Thursday, June 23, 2011

Europe To Speed Galileo Satellite Deployment


The European Space Agency’s Galileo program could get an extra six satellites in addition to the 18 currently funded under the €3.4 billion ($5 billion) global satellite navigation system, the European Commission says.
EC Vice President Antonio Tajani says the organization has identified €500 million in unanticipated savings for the program through 2013, after an initial estimate issued in February indicated a €1.9 billion overrun. This has lowered the overrun estimate to €1.4 billion, Tajani said during a press briefing today at the Paris air show here.
A competition for the extra satellites is to be held after the launch of the first two Galileo spacecraft from Europe’s spaceport in French Guiana Oct. 20.

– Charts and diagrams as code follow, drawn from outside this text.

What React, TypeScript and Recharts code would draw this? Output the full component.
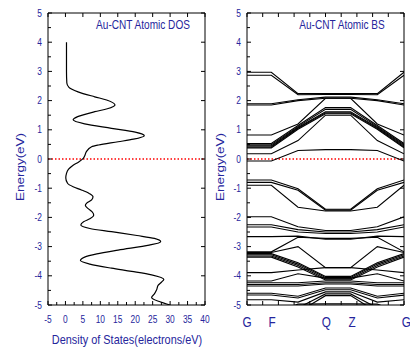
import React from 'react';
import { LineChart, Line, XAxis, YAxis, ReferenceLine } from 'recharts';

const FONT = '"Liberation Sans", Arial, sans-serif';
const BLUE = '#25259c';
const SX = 0.84;

// ---------- DOS panel data ----------
const dosEnergy = [
  -5.0, -4.89, -4.74, -4.62, -4.49, -4.32, -4.22, -4.12, -3.97, -3.85, -3.74, -3.6, -3.48, -3.36, -3.25,
  -3.12, -2.95, -2.83, -2.72, -2.62, -2.49, -2.38, -2.26, -2.15, -2.05, -1.92, -1.8, -1.7, -1.58, -1.5,
  -1.4, -1.29, -1.18, -1.06, -0.95, -0.83, -0.65, -0.49, -0.35, -0.21, -0.1, 0.02, 0.1, 0.25, 0.42,
  0.48, 0.59, 0.68, 0.8, 0.92, 1.05, 1.2, 1.34, 1.45, 1.62, 1.72, 1.85, 2.02, 2.13, 2.3, 2.45, 2.6,
  3.0, 3.5, 4.0,
];
const dosValues = [
  30.0, 27.1, 24.7, 25.5, 26.1, 26.6, 27.5, 28.2, 24.7, 19.0, 13.2, 7.0, 4.3, 5.5, 9.0,
  15.1, 24.0, 27.3, 25.5, 20.5, 13.2, 7.0, 4.4, 5.2, 7.0, 8.1, 7.6, 6.5, 5.7, 6.2,
  7.5, 7.9, 6.8, 4.6, 2.2, 0.6, 0.1, 0.3, 0.9, 2.2, 3.8, 5.1, 5.5, 6.0, 7.5,
  9.5, 15.1, 19.5, 22.6, 20.0, 13.2, 5.5, 2.2, 3.5, 8.4, 12.0, 14.2, 11.8, 8.4, 3.6, 1.0, 0.4,
  0.3, 0.3, 0.3,
];
const dosXTicks = [-5, -2.5, 0, 2.5, 5, 7.5, 10, 12.5, 15, 17.5, 20, 22.5, 25, 27.5, 30, 32.5, 35, 37.5, 40];
const dosXLabels = [-5, 0, 5, 10, 15, 20, 25, 30, 35, 40];
const dosTopTicks = [-5, 0, 5, 10, 15, 20, 25, 30, 35, 40];

// ---------- shared energy axis ----------
const energyTicks = [-5, -4.5, -4, -3.5, -3, -2.5, -2, -1.5, -1, -0.5, 0, 0.5, 1, 1.5, 2, 2.5, 3, 3.5, 4, 4.5, 5];
const energyLabels = [-5, -4, -3, -2, -1, 0, 1, 2, 3, 4, 5];

// ---------- band structure data ----------
const kPoints = [0, 1.55, 3.25, 5.0, 6.6, 8.3, 10];
const kTicks = [0, 1, 2, 3, 4, 5, 6, 7, 8, 9, 10];
const kLabelNames = ['G', 'F', 'Q', 'Z', 'G'];
const kLabelPos = [0, 1.6, 5.05, 6.7, 10.15];
const bands: number[][] = [
  [2.97, 2.97, 2.24, 2.24, 2.24, 2.24, 2.97],
  [2.87, 2.87, 2.2, 2.21, 2.21, 2.2, 2.87],
  [1.89, 1.89, 2.03, 2.12, 2.12, 2.03, 1.89],
  [1.85, 1.85, 2.0, 2.08, 2.08, 2.0, 1.85],
  [0.82, 0.82, 1.2, 2.08, 2.08, 1.2, 0.82],
  [0.53, 0.53, 1.15, 1.76, 1.76, 1.15, 0.53],
  [0.49, 0.49, 1.11, 1.7, 1.7, 1.11, 0.49],
  [0.45, 0.45, 1.08, 1.62, 1.62, 1.08, 0.45],
  [0.41, 0.41, 1.05, 1.58, 1.58, 1.05, 0.41],
  [0.38, 0.38, 1.02, 1.55, 1.55, 1.02, 0.38],
  [0.18, 0.18, 0.63, 1.5, 1.5, 0.63, 0.18],
  [-0.07, -0.07, 0.29, 0.32, 0.32, 0.29, -0.07],
  [-0.72, -0.72, -1.02, -1.72, -1.72, -1.02, -0.72],
  [-0.8, -0.8, -1.07, -1.75, -1.75, -1.07, -0.8],
  [-0.9, -0.9, -1.65, -1.78, -1.78, -1.65, -0.9],
  [-1.98, -1.98, -2.32, -2.45, -2.45, -2.32, -1.98],
  [-2.25, -2.25, -2.42, -2.5, -2.5, -2.42, -2.25],
  [-2.33, -2.33, -2.5, -2.55, -2.55, -2.5, -2.33],
  [-2.66, -2.66, -2.64, -2.75, -2.75, -2.64, -2.66],
  [-3.18, -3.18, -2.68, -2.72, -2.72, -2.68, -3.18],
  [-3.2, -3.2, -3.0, -3.72, -3.72, -3.0, -3.2],
  [-3.24, -3.24, -3.55, -4.02, -4.02, -3.55, -3.24],
  [-3.28, -3.28, -3.6, -4.06, -4.06, -3.6, -3.28],
  [-3.32, -3.32, -3.65, -4.1, -4.1, -3.65, -3.32],
  [-3.36, -3.36, -3.7, -4.14, -4.14, -3.7, -3.36],
  [-3.89, -3.89, -3.8, -3.72, -3.72, -3.8, -3.89],
  [-4.18, -4.18, -3.93, -4.08, -4.08, -3.93, -4.18],
  [-4.24, -4.24, -4.24, -4.18, -4.18, -4.24, -4.24],
  [-4.3, -4.3, -4.3, -4.24, -4.24, -4.3, -4.3],
  [-4.35, -4.35, -4.35, -4.28, -4.28, -4.35, -4.35],
  [-4.6, -4.6, -4.7, -4.42, -4.42, -4.7, -4.6],
  [-4.66, -4.66, -4.76, -4.48, -4.48, -4.76, -4.66],
  [-4.82, -4.82, -4.9, -4.55, -4.55, -4.9, -4.82],
  [-5.3, -5.3, -5.1, -4.62, -4.62, -5.1, -5.3],
  [-5.4, -5.4, -5.25, -4.68, -4.68, -5.25, -5.4],
  [-5.4, -5.3, -4.97, -4.96, -4.96, -4.97, -5.3],
];

const dosRows = dosEnergy.map((e, i) => ({ energy: e, dos: dosValues[i] }));
const bandRows = kPoints.map((k, i) => {
  const row: Record<string, number> = { k };
  bands.forEach((b, j) => {
    row['b' + j] = b[i];
  });
  return row;
});

const textStyle = { fontFamily: FONT, fill: BLUE };

const makeBottomTick = (labels: number[], labelFmt?: (v: number) => string) => (props: any) => {
  const { x, y, payload } = props;
  const v = payload.value as number;
  const major = labels.includes(v);
  return (
    <g>
      <line x1={x} x2={x} y1={y} y2={y - (major ? 4 : 3)} stroke="#000" strokeWidth={1} />
      {major && labelFmt && (
        <text transform={`translate(${x},${y + 17.5}) scale(${SX},1)`} textAnchor="middle" fontSize={10} style={textStyle}>
          {labelFmt(v)}
        </text>
      )}
    </g>
  );
};

const TopTick = (props: any) => {
  const { x, y } = props;
  return <line x1={x} x2={x} y1={y} y2={y + 4} stroke="#000" strokeWidth={1} />;
};

const LeftTick = (props: any) => {
  const { x, y, payload } = props;
  const v = payload.value as number;
  const major = energyLabels.includes(v);
  return (
    <g>
      <line x1={x} x2={x + (major ? 4 : 3)} y1={y} y2={y} stroke="#000" strokeWidth={1} />
      {major && (
        <text transform={`translate(${x - 6},${y + 3.6}) scale(${SX},1)`} textAnchor="end" fontSize={10} style={textStyle}>
          {String(v)}
        </text>
      )}
    </g>
  );
};

const RightTick = (props: any) => {
  const { x, y, payload } = props;
  const v = payload.value as number;
  if (!energyLabels.includes(v)) return <g />;
  return <line x1={x} x2={x - 4} y1={y} y2={y} stroke="#000" strokeWidth={1} />;
};

const DosBottomTick = makeBottomTick(dosXLabels, (v) => String(v));
const BandBottomTick = makeBottomTick(kTicks);

const W1 = 215;
const H = 351;

const commonAxis = {
  interval: 0 as const,
  allowDataOverflow: true,
  tickSize: 0,
  tickMargin: 0,
  tickLine: false,
  axisLine: { stroke: '#000' },
};

export default function App() {
  return (
    <div style={{ position: 'absolute', left: 0, top: 0, width: 410, height: 351, background: '#fff' }}>
      <div style={{ position: 'absolute', left: 0, top: 0 }}>
        <LineChart
          width={W1}
          height={H}
          layout="vertical"
          data={dosRows}
          margin={{ top: 12, left: 47, right: W1 - 205 - 1, bottom: H - 305 - 1 }}
        >
          <XAxis
            type="number"
            dataKey="dos"
            domain={[-5, 40]}
            ticks={dosXTicks}
            height={1}
            tick={DosBottomTick}
            {...commonAxis}
          />
          <XAxis
            xAxisId="top"
            orientation="top"
            type="number"
            dataKey="dos"
            domain={[-5, 40]}
            ticks={dosTopTicks}
            height={1}
            tick={TopTick}
            {...commonAxis}
          />
          <YAxis
            type="number"
            dataKey="energy"
            domain={[-5, 5]}
            reversed
            ticks={energyTicks}
            width={1}
            tick={LeftTick}
            {...commonAxis}
          />
          <YAxis
            yAxisId="right"
            orientation="right"
            type="number"
            dataKey="energy"
            domain={[-5, 5]}
            reversed
            ticks={energyTicks}
            width={1}
            tick={RightTick}
            {...commonAxis}
          />
          <ReferenceLine y={0} stroke="#ff0000" strokeWidth={1.5} strokeDasharray="1.5 2" />
          <Line
            type="monotone"
            dataKey="dos"
            stroke="#000"
            strokeWidth={1.2}
            dot={false}
            isAnimationActive={false}
          />
        </LineChart>
      </div>
      <div style={{ position: 'absolute', left: 200, top: 0 }}>
        <LineChart
          width={210}
          height={H}
          data={bandRows}
          margin={{ top: 12, left: 46, right: 5, bottom: H - 305 - 1 }}
        >
          <XAxis
            type="number"
            dataKey="k"
            domain={[0, 10]}
            ticks={kTicks}
            height={1}
            tick={BandBottomTick}
            {...commonAxis}
          />
          <XAxis
            xAxisId="top"
            orientation="top"
            type="number"
            dataKey="k"
            domain={[0, 10]}
            ticks={kTicks}
            height={1}
            tick={TopTick}
            {...commonAxis}
          />
          <YAxis
            type="number"
            domain={[-5, 5]}
            ticks={energyTicks}
            width={1}
            tick={LeftTick}
            {...commonAxis}
          />
          <YAxis
            yAxisId="right"
            orientation="right"
            type="number"
            domain={[-5, 5]}
            ticks={energyTicks}
            width={1}
            tick={RightTick}
            {...commonAxis}
          />
          <ReferenceLine y={0} stroke="#ff0000" strokeWidth={1.5} strokeDasharray="1.5 2" />
          {bands.map((_, j) => (
            <Line
              key={j}
              type="linear"
              dataKey={'b' + j}
              stroke="#000"
              strokeWidth={1.1}
              dot={false}
              isAnimationActive={false}
            />
          ))}
        </LineChart>
      </div>
      <svg
        width={410}
        height={351}
        style={{ position: 'absolute', left: 0, top: 0, pointerEvents: 'none' }}
      >
        <text transform={`translate(143,29) scale(${SX},1)`} textAnchor="middle" fontSize={12} style={textStyle}>
          Au-CNT Atomic DOS
        </text>
        <text transform={`translate(342,29) scale(${SX},1)`} textAnchor="middle" fontSize={12} style={textStyle}>
          Au-CNT Atomic BS
        </text>
        <text transform={`translate(127,344) scale(${SX},1)`} textAnchor="middle" fontSize={13} style={textStyle}>
          Density of States(electrons/eV)
        </text>
        <text transform={`translate(24,167) scale(${SX},1) rotate(-90)`} textAnchor="middle" fontSize={13.5} style={textStyle}>
          Energy(eV)
        </text>
        <text transform={`translate(224,167) scale(${SX},1) rotate(-90)`} textAnchor="middle" fontSize={13.5} style={textStyle}>
          Energy(eV)
        </text>
        {kLabelNames.map((name, i) => (
          <text
            key={i}
            transform={`translate(${247 + (kLabelPos[i] / 10) * 157},327) scale(${SX},1)`}
            textAnchor="middle"
            fontSize={14}
            style={textStyle}
          >
            {name}
          </text>
        ))}
      </svg>
    </div>
  );
}
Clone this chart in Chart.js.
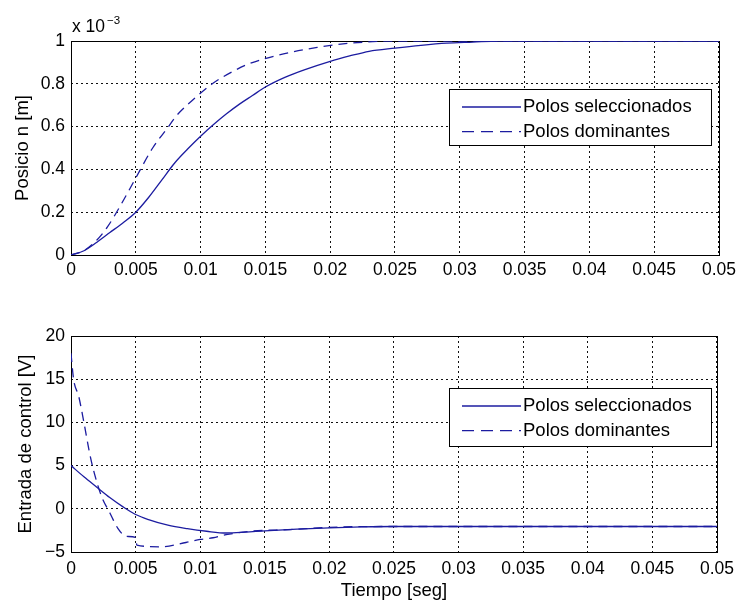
<!DOCTYPE html>
<html>
<head>
<meta charset="utf-8">
<script src="https://cdn.jsdelivr.net/npm/chart.js@4.4.0/dist/chart.umd.min.js"></script>
<style>
body{margin:0;background:#fff;}
.box{position:absolute;left:0;width:741px;}
</style>
</head>
<body>
<div class="box" style="top:0;height:300px;"><canvas id="top" width="741" height="300"></canvas></div>
<div class="box" style="top:300px;height:306px;"><canvas id="bottom" width="741" height="306"></canvas></div>
<script>
// posicion (x 10^-3 m)
let tSelPos = [0, 0.001, 0.002, 0.003, 0.004, 0.005, 0.006, 0.007, 0.008, 0.009, 0.01, 0.011, 0.012, 0.013, 0.014, 0.015, 0.0165, 0.018, 0.02, 0.0215, 0.023, 0.025, 0.027, 0.029, 0.031, 0.033, 0.05];
let ySelPos = [0, 0.02, 0.06, 0.105, 0.15, 0.2, 0.27, 0.35, 0.43, 0.495, 0.555, 0.61, 0.66, 0.705, 0.745, 0.785, 0.83, 0.865, 0.905, 0.93, 0.952, 0.967, 0.98, 0.99, 0.995, 1.0, 1.0];
let tDomPos = [0, 0.001, 0.002, 0.0028, 0.0039, 0.005, 0.0063, 0.0074, 0.0082, 0.0096, 0.0109, 0.0124, 0.0138, 0.0164, 0.019, 0.0216, 0.025, 0.05];
let yDomPos = [0, 0.02, 0.07, 0.13, 0.24, 0.36, 0.5, 0.59, 0.655, 0.735, 0.8, 0.855, 0.895, 0.94, 0.97, 0.99, 1.0, 1.0];

// entrada de control (V)
let tSelU = [0, 0.001, 0.002, 0.003, 0.004, 0.005, 0.006, 0.0075, 0.009, 0.0105, 0.012, 0.0135, 0.015, 0.0175, 0.02, 0.0225, 0.025, 0.05];
let ySelU = [5, 3.7, 2.5, 1.3, 0.25, -0.66, -1.25, -1.9, -2.3, -2.6, -2.8, -2.7, -2.55, -2.35, -2.2, -2.1, -2.05, -2.05];
let tDomU = [0, 0.0002, 0.0006, 0.001, 0.0015, 0.0019, 0.0024, 0.003, 0.0036, 0.0043, 0.005, 0.0051, 0.0069, 0.0089, 0.01, 0.011, 0.012, 0.0139, 0.017, 0.02, 0.024, 0.05];
let yDomU = [18, 15, 13, 10, 6, 3.6, 1.3, -0.45, -2.2, -3.2, -3.3, -4.2, -4.4, -3.9, -3.55, -3.35, -3.0, -2.6, -2.4, -2.15, -2.05, -2.05];

let legendNames = ["Polos seleccionados", "Polos dominantes"];
let xTicks = [0, 0.005, 0.01, 0.015, 0.02, 0.025, 0.03, 0.035, 0.04, 0.045, 0.05];

let blue = "#1c1ca0";
let fontFam = "'Liberation Sans', Arial, Helvetica, sans-serif";

function pts(t, y){
    let out = [];
    for(let i=0;i<t.length;i++){ out.push({x:t[i], y:y[i]}); }
    return out;
}

function fmt(v){
    let s = String(parseFloat(Number(v).toFixed(4)));
    if(s.charAt(0)=="-") s = "\u2212" + s.slice(1);
    return s;
}

// frame + legend drawn over the plot area
let boxPlugin = {
    id: "boxPlugin",
    beforeDatasetsDraw(chart){
        let a = chart.chartArea, ctx = chart.ctx;
        ctx.save();
        ctx.strokeStyle = "#000";
        ctx.lineWidth = 1;
        ctx.strokeRect(Math.round(a.left)+0.5, Math.round(a.top)+0.5, Math.round(a.right-a.left), Math.round(a.bottom-a.top));
        ctx.restore();
    },
    afterDatasetsDraw(chart, args, opts){
        let ctx = chart.ctx;
        let lg = opts.legend;
        ctx.save();
        ctx.fillStyle = "#fff";
        ctx.fillRect(lg.x, lg.y, lg.w, lg.h);
        ctx.strokeStyle = "#000";
        ctx.lineWidth = 1;
        ctx.strokeRect(lg.x+0.5, lg.y+0.5, lg.w, lg.h);
        ctx.font = "18.5px " + fontFam;
        ctx.textBaseline = "middle";
        ctx.fillStyle = "#000";
        for(let i=0;i<legendNames.length;i++){
            let yy = lg.y + 18 + i*24.6;
            ctx.strokeStyle = blue;
            ctx.lineWidth = 1.4;
            ctx.setLineDash(i==0 ? [] : [12, 7]);
            ctx.beginPath();
            ctx.moveTo(lg.x+13, yy);
            ctx.lineTo(lg.x+72, yy);
            ctx.stroke();
            ctx.setLineDash([]);
            ctx.fillText(legendNames[i], lg.x+74, yy);
        }
        if(opts.exponent){
            ctx.textBaseline = "alphabetic";
            ctx.font = "17.5px " + fontFam;
            ctx.fillText("x 10", 72, 32);
            ctx.font = "11.5px " + fontFam;
            ctx.fillText("\u22123", 107, 24);
        }
        ctx.restore();
    }
};

function makeChart(id, dsA, dsB, yMin, yMax, yStep, yTitle, padTop, xHeight, xTitle, tickPad, legendBox, exponent, yTitlePad){
    return new Chart(document.getElementById(id), {
        type: "line",
        data: {
            datasets: [
                {label: legendNames[0], data: dsA, borderColor: blue, borderWidth: 1.3, pointRadius: 0, cubicInterpolationMode: "monotone", fill: false},
                {label: legendNames[1], data: dsB, borderColor: blue, borderWidth: 1.3, borderDash: [9, 6], pointRadius: 0, cubicInterpolationMode: "monotone", fill: false}
            ]
        },
        options: {
            responsive: false,
            animation: false,
            events: [],
            layout: {padding: {top: padTop, right: 21, left: 0, bottom: 0}},
            plugins: {
                legend: {display: false},
                tooltip: {enabled: false},
                boxPlugin: {legend: legendBox, exponent: exponent}
            },
            scales: {
                x: {
                    type: "linear", min: 0, max: 0.05,
                    afterBuildTicks: function(s){ s.ticks = xTicks.map(v=>({value:v})); },
                    afterFit: function(s){ s.height = xHeight; },
                    grid: {color: "#111", drawTicks: false, lineWidth: 1},
                    border: {display: false, dash: [2, 3]},
                    ticks: {padding: tickPad, color: "#000", font: {family: fontFam, size: 17.5}, maxRotation: 0, callback: (v)=>fmt(v)},
                    title: {display: !!xTitle, text: xTitle || "", color: "#000", font: {family: fontFam, size: 18.5}, padding: {top: 0, bottom: 4}}
                },
                y: {
                    min: yMin, max: yMax,
                    ticks: {stepSize: yStep, padding: 6, color: "#000", font: {family: fontFam, size: 17.5}, callback: (v)=>fmt(v)},
                    afterFit: function(s){ s.width = 71; },
                    grid: {color: "#111", drawTicks: false, lineWidth: 1},
                    border: {display: false, dash: [2, 3]},
                    title: {display: true, text: yTitle, color: "#000", font: {family: fontFam, size: 18.5}, padding: {top: yTitlePad, bottom: 0}}
                }
            }
        },
        plugins: [boxPlugin]
    });
}

makeChart("top", pts(tSelPos, ySelPos), pts(tDomPos, yDomPos), 0, 1, 0.2, "Posicio n [m]", 41, 45, null, 5,
    {x: 449, y: 89, w: 262, h: 56}, true, 12);
makeChart("bottom", pts(tSelU, ySelU), pts(tDomU, yDomU), -5, 20, 5, "Entrada de control [V]", 36, 54, "Tiempo [seg]", 7,
    {x: 449, y: 88, w: 262, h: 58}, false, 15);
</script>
</body>
</html>
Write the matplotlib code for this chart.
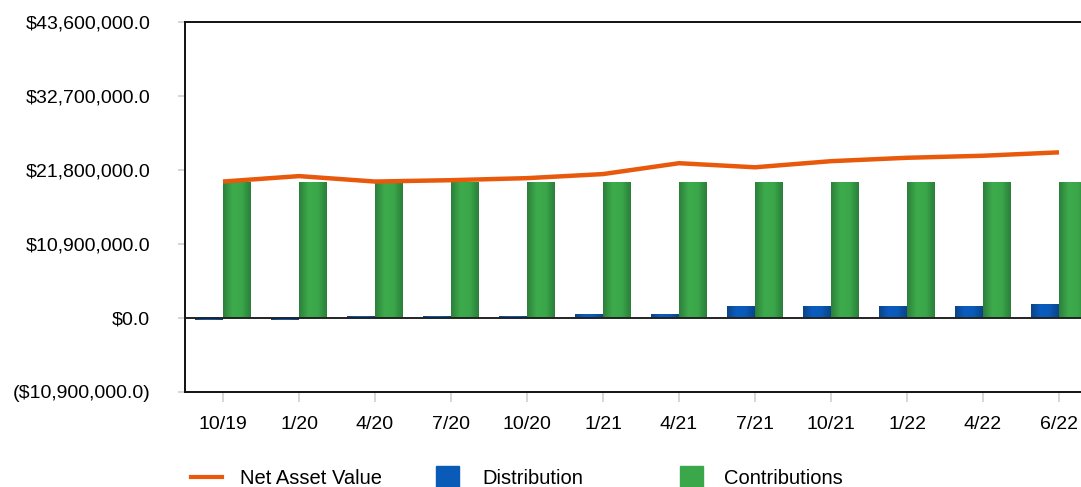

“After the launch in October, we will have with us a half-billion euros,” Tajani says. “I think at this moment it’s possible to have six new satellites.”
Tajani says the second pair of Galileo spacecraft would be launched in 2012, with subsequent launches to follow every six months.
The additional money to launch the remaining satellites will come from the next multi-year budget cycle that starts in January 2014. The commission will have to negotiate for the €1.4 billion budget increase needed to launch the remaining satellites in the planned 30-satellite constellation, Tajani says.
Tajani was one of a half-dozen European government and industry leaders in attendance to announce two contract awards for the Galileo ground segment. Thales Alenia Space landed a €281 million award to build the Galileo mission segment, a global network of sensor stations designed to monitor signals from the satellites, a chain of Earth stations to uplink navigation data, parallel communications networks and a complex sequence of processing elements.
Astrium, the space division of EADS, won €73.5 million to provide ground-control segment facilities.